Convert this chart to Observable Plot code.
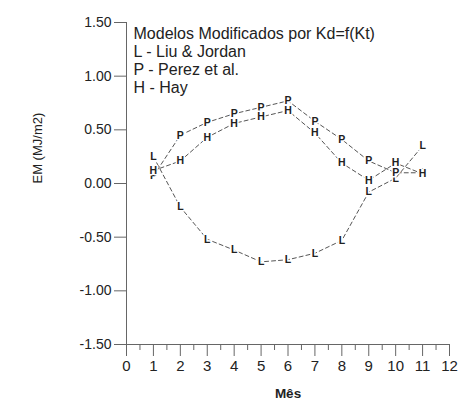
<!DOCTYPE html>
<html>
<head>
<meta charset="utf-8">
<script src="https://cdn.jsdelivr.net/npm/d3@7"></script>
<script src="https://cdn.jsdelivr.net/npm/@observablehq/plot@0.6"></script>
<style>
  html, body { margin: 0; padding: 0; background: #fff; }
  svg { display: block; }
</style>
</head>
<body>
<div id="chart"></div>
<script>
const months = [1, 2, 3, 4, 5, 6, 7, 8, 9, 10, 11];
const liuJordan = [0.25, -0.22, -0.52, -0.62, -0.73, -0.71, -0.65, -0.53, -0.08, 0.05, 0.35];
const perez =     [0.07, 0.45, 0.57, 0.65, 0.71, 0.77, 0.58, 0.41, 0.21, 0.10, 0.10];
const hay =       [0.12, 0.21, 0.43, 0.56, 0.62, 0.68, 0.47, 0.19, 0.03, 0.19, 0.09];
const series = [
  {key: "L", values: liuJordan},
  {key: "P", values: perez},
  {key: "H", values: hay}
];
const yTicks = [-1.5, -1, -0.5, 0, 0.5, 1, 1.5];
const xTicks = [0, 1, 2, 3, 4, 5, 6, 7, 8, 9, 10, 11, 12];
const xMinor = [0.5, 1.5, 2.5, 3.5, 4.5, 5.5, 6.5, 7.5, 8.5, 9.5, 10.5, 11.5];
const legendLines = [
  "Modelos Modificados por Kd=f(Kt)",
  "L - Liu & Jordan",
  "P - Perez et al.",
  "H - Hay"
];
const xLabel = "Mês";
const yLabel = "EM (MJ/m2)";

const data = series.flatMap(s => s.values.map((v, i) => ({key: s.key, month: months[i], value: v})));

const axisColor = "#666";
const font = "Liberation Sans, Arial, sans-serif";

const legendMarks = legendLines.map((t, i) =>
  Plot.text([t], {frameAnchor: "top-left", text: d => d, dx: 7, dy: 5 + i * 18,
    fontSize: 16, fill: "#222", textAnchor: "start", lineAnchor: "top"}));

const chart = Plot.plot({
  width: 458,
  height: 403,
  marginLeft: 126,
  marginRight: 9,
  marginTop: 22,
  marginBottom: 59,
  style: {fontFamily: font, background: "#fff"},
  x: {domain: [0, 12]},
  y: {domain: [-1.5, 1.5]},
  marks: [
    Plot.ruleX([0], {stroke: axisColor, y1: -1.5, y2: 1.5}),
    Plot.ruleY([-1.5], {stroke: axisColor, x1: 0, x2: 12}),
    Plot.axisY({ticks: yTicks, tickSize: 12, tickPadding: 3, tickFormat: d => d.toFixed(2),
      stroke: axisColor, fill: "#222", fontSize: 14, label: null}),
    Plot.axisX({ticks: xTicks, tickSize: 12, tickPadding: 4, tickFormat: d => String(d),
      stroke: axisColor, fill: "#222", fontSize: 15, label: null}),
    Plot.axisX({ticks: xMinor, tickSize: 6, tickFormat: () => "", stroke: axisColor, label: null}),
    Plot.line(data, {x: "month", y: "value", z: "key", stroke: "#555", strokeWidth: 1, strokeDasharray: "4,3"}),
    Plot.text(data, {x: "month", y: "value", text: "key", fontWeight: "bold", fontSize: 10.5,
      fill: "#222", stroke: "white", strokeWidth: 3}),
    ...legendMarks,
    Plot.text([yLabel], {frameAnchor: "left", text: d => d, rotate: -90, dx: -89, fontSize: 13, fill: "#222"}),
    Plot.text([xLabel], {frameAnchor: "bottom", text: d => d, dy: 53, fontSize: 13.5, fontWeight: "bold", fill: "#222"})
  ]
});
document.getElementById("chart").appendChild(chart);
</script>
</body>
</html>
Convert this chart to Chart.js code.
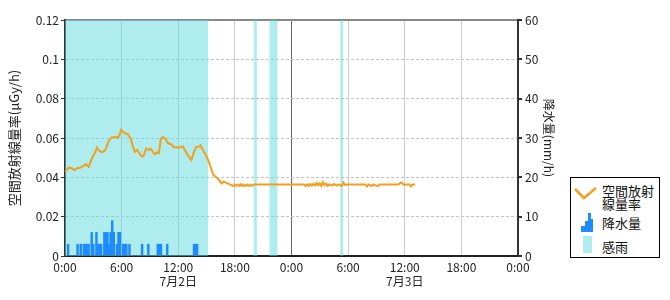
<!DOCTYPE html>
<html>
<head>
<meta charset="utf-8">
<script src="https://cdn.jsdelivr.net/npm/chart.js@4/dist/chart.umd.min.js"></script>
<style>
  body { margin: 0; background: #fff; }
  #wrap { position: relative; width: 670px; height: 300px; }
  #legend {
    position: absolute; left: 570px; top: 177px; width: 88px; height: 79px;
    border: 1px solid #000; background: #fff;
    font-family: "Noto Sans CJK JP", sans-serif; font-size: 13px; color: #111;
  }
  #legend svg, #legend span { position: absolute; }
  #legend span { left: 31px; line-height: 13px; }
</style>
</head>
<body>
<div id="wrap">
  <canvas id="doseChart" width="670" height="300"></canvas>
  <div id="legend">
    <svg style="left:3px;top:8px" width="24" height="16"><polyline points="1,3 10,12 22,2" fill="none" stroke="#F0A01E" stroke-width="2.5"/></svg>
    <span style="top:6px">空間放射<br>線量率</span>
    <svg style="left:10px;top:35px" width="13" height="20"><polygon points="0,19 0,13 4,13 4,8 7,8 7,0 10,0 10,6 12,6 12,19" fill="#1E8CFF"/></svg>
    <span style="top:38px">降水量</span>
    <svg style="left:12px;top:58px" width="10" height="18"><rect x="0" y="0" width="9" height="17" fill="#AFECEE"/></svg>
    <span style="top:62px">感雨</span>
  </div>
</div>
<script>
// 空間放射線量率 (μGy/h) : 時刻は 7/2 0:00 からの経過時間
const doseHours = [0, 0.39, 0.74, 1.0, 1.27, 1.63, 1.98, 2.23, 2.51, 2.86, 3.22, 3.39, 3.64, 3.92,
  4.27, 4.63, 4.91, 5.34, 5.62, 5.76, 5.97, 6.15, 6.33, 6.68, 6.96, 7.18, 7.39, 7.64, 7.88,
  8.17, 8.34, 8.59, 8.87, 9.05, 9.3, 9.51, 9.72, 9.94, 10.15, 10.36, 10.64, 10.92, 11.27,
  11.52, 12.05, 12.48, 12.76, 13.04, 13.39, 13.65, 13.89, 14.18, 14.35, 14.53, 14.88,
  15.24, 15.59, 15.73, 16.26, 16.6, 16.8, 17.07, 17.5, 17.85,
  18.0, 18.17, 18.33, 18.5, 18.67, 18.83, 19.0, 19.17, 19.33, 19.5, 19.67, 19.83, 20.0,
  25.33, 25.5, 25.67, 25.83, 26.0, 26.17, 26.33, 26.5, 26.67, 26.83, 27.0, 27.17, 27.33,
  27.5, 27.67, 27.83, 28.0, 28.33, 28.5, 28.83, 29.0, 29.33, 29.5, 29.67, 30.0,
  31.83, 32.0, 32.17, 32.5, 32.67, 33.17, 33.33, 35.33, 35.5, 35.67, 35.83, 36.5, 36.67,
  36.83, 37.1];
const doseValues = [0.0429, 0.0449, 0.0446, 0.0436, 0.0446, 0.0449, 0.0459, 0.0466, 0.0454,
  0.0497, 0.0530, 0.0551, 0.0534, 0.0527, 0.0539, 0.0585, 0.0602, 0.0605, 0.0602, 0.0615,
  0.0642, 0.0632, 0.0624, 0.0619, 0.0598, 0.0561, 0.0530, 0.0539, 0.0522, 0.0505, 0.0510,
  0.0547, 0.0539, 0.0547, 0.0530, 0.0517, 0.0527, 0.0522, 0.0595, 0.0605, 0.0595, 0.0573,
  0.0568, 0.0554, 0.0551, 0.0557, 0.0534, 0.0510, 0.0488, 0.0527, 0.0554, 0.0556, 0.0564,
  0.0547, 0.0517, 0.0480, 0.0429, 0.0412, 0.0390, 0.0369, 0.0378, 0.0373, 0.0363, 0.0356,
  0.0363, 0.0356, 0.0363, 0.0356, 0.0366, 0.0356, 0.0363, 0.0356, 0.0363, 0.0356, 0.0363,
  0.0356, 0.0364,
  0.0364, 0.0356, 0.0364, 0.0356, 0.0366, 0.0358, 0.0368, 0.0358, 0.0372, 0.0360, 0.0370,
  0.0356, 0.0376, 0.0360, 0.0368, 0.0356, 0.0364, 0.0358, 0.0366, 0.0358, 0.0364, 0.0356,
  0.0374, 0.0362, 0.0364,
  0.0364, 0.0354, 0.0364, 0.0356, 0.0364, 0.0354, 0.0364, 0.0364, 0.0370, 0.0374, 0.0364,
  0.0364, 0.0354, 0.0364, 0.0364];

// 降水量 (mm/h) : 10分ごと
const rainHours = [0.33, 1.33, 1.67, 2.0, 2.17, 2.33, 2.5, 2.83, 3.0, 3.33, 3.5, 3.67, 3.83,
  4.17, 4.33, 4.5, 4.67, 4.83, 5.0, 5.17, 5.5, 5.67, 5.83, 6.17, 6.33, 6.5, 6.83,
  8.17, 8.83, 9.83, 10.0, 10.17, 10.83, 13.67, 13.83, 14.0];
const rainValues = [3, 3, 3, 3, 3, 3, 3, 6, 3, 6, 3, 3, 3,
  6, 6, 6, 3, 6, 9, 6, 3, 6, 6, 3, 3, 3, 3,
  3, 3, 3, 3, 3, 3, 3, 3, 3];

// 感雨の時間帯
const senseStart = [0, 20.0, 21.67, 29.17];
const senseEnd = [15.17, 20.33, 22.5, 29.5];

const xTicks = ['0:00', '6:00', '12:00', '18:00', '0:00', '6:00', '12:00', '18:00', '0:00'];
const dayLabels = { 12: '7月2日', 36: '7月3日' };

const sensePoints = [];
senseStart.forEach((s, i) => {
  sensePoints.push({ x: s, y: 1 });
  sensePoints.push({ x: senseEnd[i], y: 0 });
});

Chart.defaults.font.family = '"Noto Sans CJK JP", sans-serif';
Chart.defaults.font.size = 12;
Chart.defaults.color = '#222';

const ctx = document.getElementById('doseChart').getContext('2d');
new Chart(ctx, {
  type: 'bar',
  data: {
    datasets: [
      {
        type: 'line',
        label: '空間放射線量率',
        data: doseHours.map((h, i) => ({ x: h, y: doseValues[i] })),
        borderColor: '#F0A01E',
        borderWidth: 2,
        pointRadius: 0,
        tension: 0,
        yAxisID: 'y',
        order: 1
      },
      {
        type: 'bar',
        label: '降水量',
        data: rainHours.map((h, i) => ({ x: h, y: rainValues[i] })),
        backgroundColor: '#1E8CFF',
        barThickness: 1.8,
        yAxisID: 'y2',
        order: 2
      },
      {
        type: 'line',
        label: '感雨',
        data: sensePoints,
        stepped: true,
        fill: 'origin',
        backgroundColor: 'rgba(95,217,221,0.5)',
        borderWidth: 0,
        pointRadius: 0,
        yAxisID: 'yb',
        order: 3
      }
    ]
  },
  options: {
    responsive: false,
    animation: false,
    devicePixelRatio: 1,
    layout: { padding: { top: 20, right: 110, left: 0, bottom: 0 } },
    plugins: { legend: { display: false }, tooltip: { enabled: false } },
    scales: {
      x: {
        type: 'linear',
        min: 0,
        max: 48,
        offset: false,
        afterFit: s => { s.height = 44; },
        grid: {
          offset: false,
          drawTicks: false,
          color: c => (c.tick.value === 24 ? '#666' : (c.tick.value % 48 === 0 ? 'transparent' : '#ccc'))
        },
        border: { color: '#222', width: 2 },
        ticks: {
          stepSize: 6,
          autoSkip: false,
          maxRotation: 0,
          padding: 4,
          callback: v => {
            const t = xTicks[v / 6];
            return dayLabels[v] ? [t, dayLabels[v]] : t;
          }
        }
      },
      y: {
        position: 'left',
        min: 0,
        max: 0.12,
        afterFit: s => { s.width = 65; },
        title: { display: true, text: '空間放射線量率(μGy/h)', font: { size: 13 }, padding: { top: 6, bottom: 2 } },
        grid: {
          tickLength: 4,
          tickColor: '#333',
          color: c => (c.index === 0 || c.index === 6 ? 'transparent' : '#c4c4c4')
        },
        border: { color: '#333', width: 2, dash: [3, 2] },
        ticks: { stepSize: 0.02, padding: 2, callback: v => String(+v.toFixed(2)) }
      },
      y2: {
        position: 'right',
        min: 0,
        max: 60,
        afterFit: s => { s.width = 42; },
        title: { display: true, text: '降水量(mm/h)', font: { size: 12 }, padding: { top: 4, bottom: 2 } },
        grid: {
          tickLength: 4,
          tickColor: '#333',
          lineWidth: 2,
          color: c => (c.tick.value === 60 ? '#888' : 'transparent')
        },
        border: { color: '#333', width: 2 },
        ticks: { stepSize: 10, padding: 3 }
      },
      yb: { display: false, min: 0, max: 1 }
    }
  }
});
</script>
</body>
</html>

**GOAL**
All lines of the data above that include the word "code" must be shown.

**RESPONSE**
Convert this chart to Observable Plot code.
Convert this chart to Chart.js code.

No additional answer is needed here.